What is a moving average?
A moving average (MA) is a technical indicator that smooths out price data by calculating the average closing price over a defined period. Instead of looking at noisy day-to-day price movements, a moving average shows the underlying trend direction.
The "moving" part means the average updates each day: a 50-day MA always reflects the most recent 50 trading days, dropping the oldest day and adding the newest.
Simple moving average (SMA) vs exponential moving average (EMA)
- Simple Moving Average (SMA): Equal weight given to all days in the period. The 50-day SMA = sum of last 50 closing prices ÷ 50. Easy to calculate, widely followed.
- Exponential Moving Average (EMA): More weight given to recent prices, making it faster to react to new data. Preferred by short-term traders who need faster signals.
For long-term investors, SMA is generally preferred — less prone to false signals. For day traders, EMA responds faster.
The most important moving averages
- 20-day MA: Short-term trend — used by swing traders. A stock above its 20-day MA is in a short-term uptrend.
- 50-day MA: Medium-term trend — the most closely watched by institutional investors. A break above or below the 50-day is a significant signal.
- 200-day MA: Long-term trend — defines bull vs. bear market for individual stocks. Stocks above their 200-day MA are generally in bull mode; below it, bear mode.

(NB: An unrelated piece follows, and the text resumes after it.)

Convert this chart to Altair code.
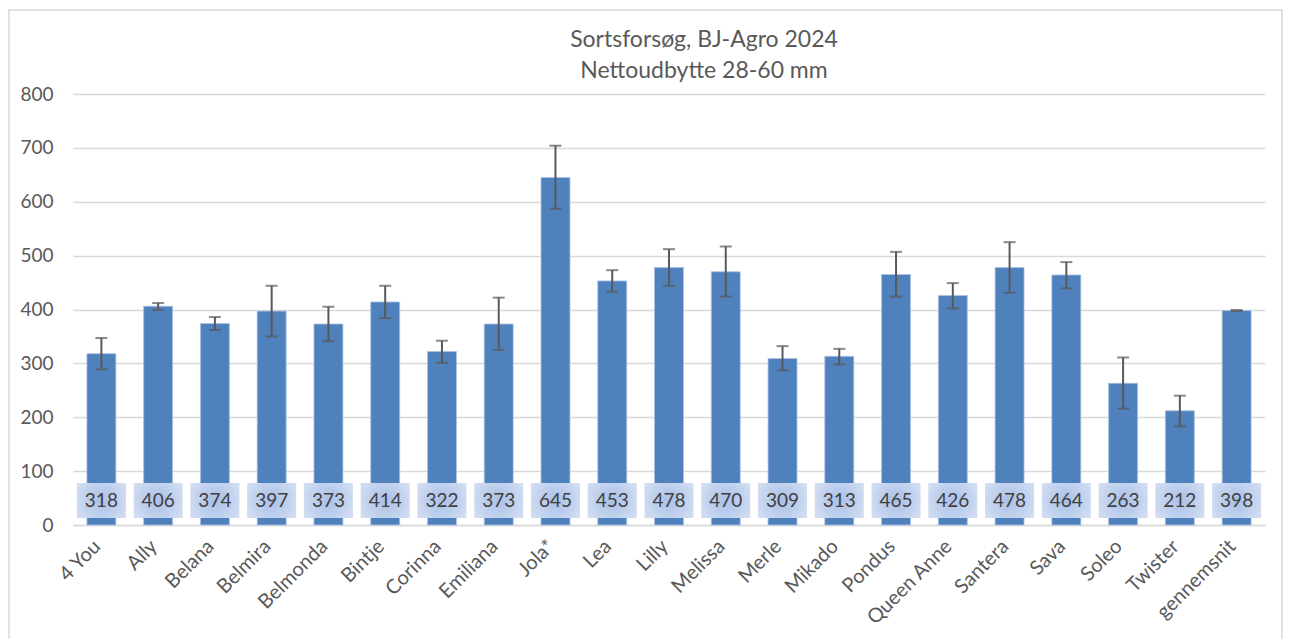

Golden cross and death cross
- Golden Cross: The 50-day MA crosses above the 200-day MA. Historically a bullish signal — often coincides with the start of sustained uptrends.

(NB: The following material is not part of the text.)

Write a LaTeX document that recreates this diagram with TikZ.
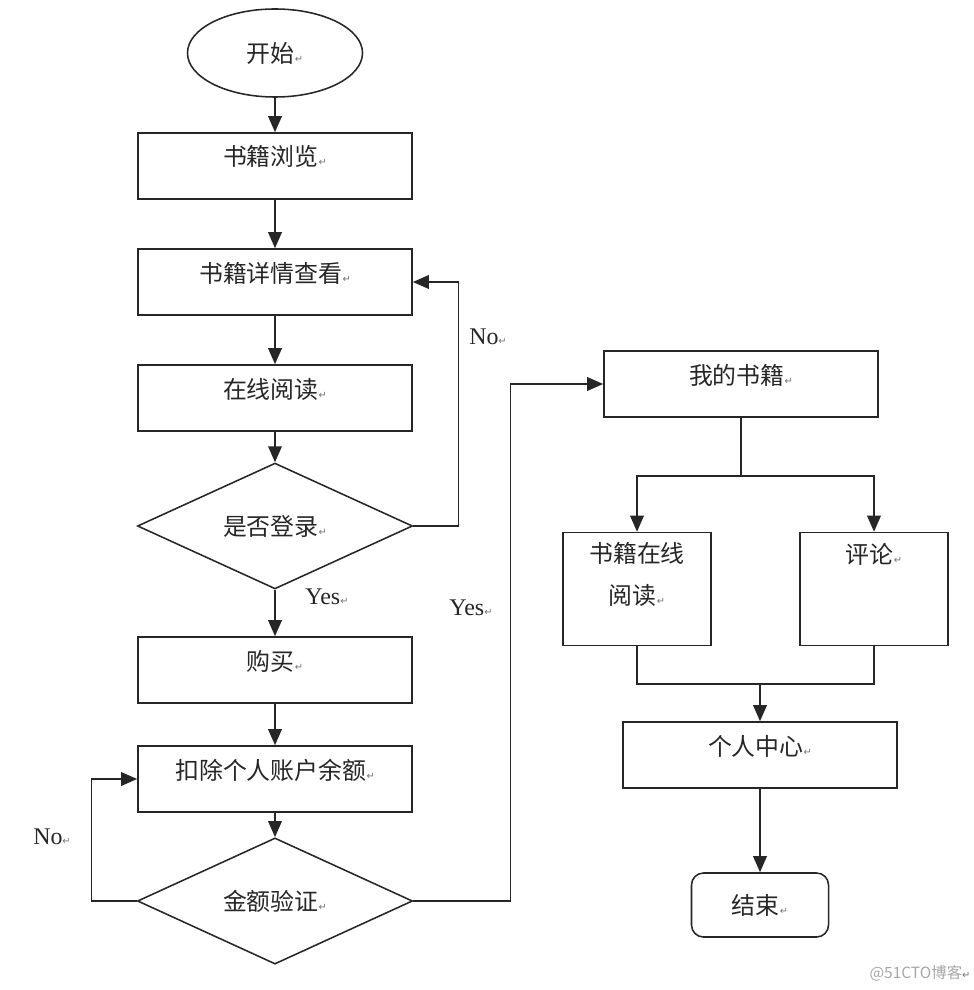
\documentclass[tikz,border=0pt]{standalone}
\usepackage{fontspec}
\usepackage{xcolor}
\setmainfont{Liberation Serif}
\newfontfamily\cjk{Noto Sans CJK SC}
\newfontfamily\symb{DejaVu Sans}
\usetikzlibrary{shapes,arrows,positioning,calc,arrows.meta}
\newcommand{\pmark}{{\symb\fontsize{7}{7}\selectfont\color{black!55}↵}}

\begin{document}
\begin{tikzpicture}[x=0.025cm,y=-0.025cm,line width=1.1pt,draw=black!85,
    every node/.style={font=\cjk\fontsize{17}{30}\selectfont,text=black!85},
    box/.style={draw,rectangle,minimum width=6.85cm,minimum height=1.65cm,inner sep=0pt,text height=0.45cm,text depth=0.45cm},
    tallbox/.style={draw,rectangle,minimum width=3.7cm,minimum height=2.825cm,inner sep=0pt,align=center,text height=0.45cm,text depth=1.72cm},
    decide/.style={draw,diamond,minimum width=6.875cm,minimum height=2.3cm,inner sep=0pt},
    lbl/.style={font=\rmfamily\fontsize{17}{20}\selectfont},
    arr/.style={-{Triangle[length=0.4cm,width=0.34cm]}}]
    \useasboundingbox (0,0) rectangle (973,990);

    % Left column
    \node[draw,ellipse,minimum width=4.375cm,minimum height=2.2cm,inner sep=0pt] (start) at (275,53) {开始\pmark};
    \node[box] (browse) at (275,166) {书籍浏览\pmark};
    \node[box] (detail) at (275,282) {书籍详情查看\pmark};
    \node[box] (read) at (275,398) {在线阅读\pmark};
    \node[decide] (login) at (275,526) {是否登录\pmark};
    \node[box] (buy) at (275,670) {购买\pmark};
    \node[box] (deduct) at (275,779) {扣除个人账户余额\pmark};
    \node[decide] (verify) at (275,901) {金额验证\pmark};

    % Right column
    \node[box] (mybooks) at (741,384) {我的书籍\pmark};
    \node[tallbox,text height=0.9cm,text depth=0.12cm] (onread) at (637,589) {书籍在线\\阅读\pmark};
    \node[tallbox] (comment) at (874,589) {评论\pmark};
    \node[box] (center) at (760,755) {个人中心\pmark};
    \node[draw,rounded corners=0.3cm,minimum width=3.425cm,minimum height=1.6cm,inner sep=0pt] (finish) at (760,905) {结束\pmark};
    \coordinate (split) at (741,476);
    \coordinate (merge) at (760,684);

    % Flow
    \draw[arr] (start) -- (browse);
    \draw[arr] (browse) -- (detail);
    \draw[arr] (detail) -- (read);
    \draw[arr] (read) -- (login);
    \draw[arr] (login) -- (buy);
    \draw[arr] (buy) -- (deduct);
    \draw[arr] (deduct) -- (verify);
    \draw[arr] (login.east) -- ++(45,0) |- (detail.east);
    \draw[arr] (verify.west) -- ++(-45,0) |- (deduct.west);
    \draw[arr] (verify.east) -- ++(97,0) |- (mybooks.west);
    \draw (mybooks) -- (split);
    \draw[arr] (split) -| (onread.north);
    \draw[arr] (split) -| (comment.north);
    \draw (onread.south) |- (merge);
    \draw (comment.south) |- (merge);
    \draw[arr] (merge) -- (center);
    \draw[arr] (center) -- (finish);

    % Labels
    \node[lbl] (no1) at (488,337) {No\pmark};
    \node[lbl] (yes1) at (327,597) {Yes\pmark};
    \node[lbl] (yes2) at (471,608) {Yes\pmark};
    \node[lbl] (no2) at (52,837) {No\pmark};
    \node[font=\cjk\fontsize{11}{13}\selectfont,text=black!35] (mark) at (920,973) {@51CTO博客\pmark};
\end{tikzpicture}
\end{document}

- Death Cross: The 50-day MA crosses below the 200-day MA. A bearish signal — often signals the start of a prolonged downtrend.

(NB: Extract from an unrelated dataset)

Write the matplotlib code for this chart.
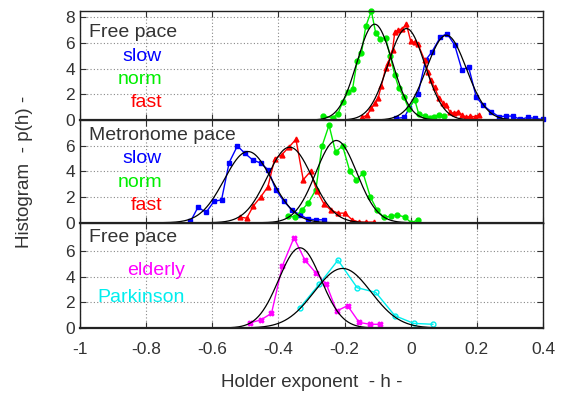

Important caveat: these signals are lagging — they confirm a trend that has already started. By the time a golden cross forms, a stock may have already risen 20–30%.
Moving averages as support and resistance
Moving averages frequently act as dynamic support and resistance levels:
- In an uptrend, stocks often pull back to the 50-day MA before bouncing — traders watch for this as a buying opportunity
- In a downtrend, rally attempts often stall at the 50-day or 200-day MA — acting as resistance
- A clean break through a major MA with high volume is a stronger signal than a brief touch
Moving average crossover strategies
A simple crossover strategy: buy when the short-term MA crosses above the long-term MA, sell when it crosses below. Common combinations:
- 9-day EMA / 21-day EMA — short-term trading
- 50-day SMA / 200-day SMA — golden/death cross, longer-term positioning
These strategies work best in trending markets and poorly in sideways/choppy markets where crossovers generate many false signals.
Limitations of moving averages
- Lagging indicator: Based on past prices — MAs always trail current price action
- Poor in ranging markets: When a stock has no clear trend, MA crossovers generate many false signals
- No fundamental context: A stock at its 200-day MA looks the same whether it's a growth stock or declining business
Moving averages are most powerful when combined with other indicators — volume, RSI, MACD, or fundamental catalysts — rather than used in isolation. They're a lens for understanding trend, not a standalone trading system.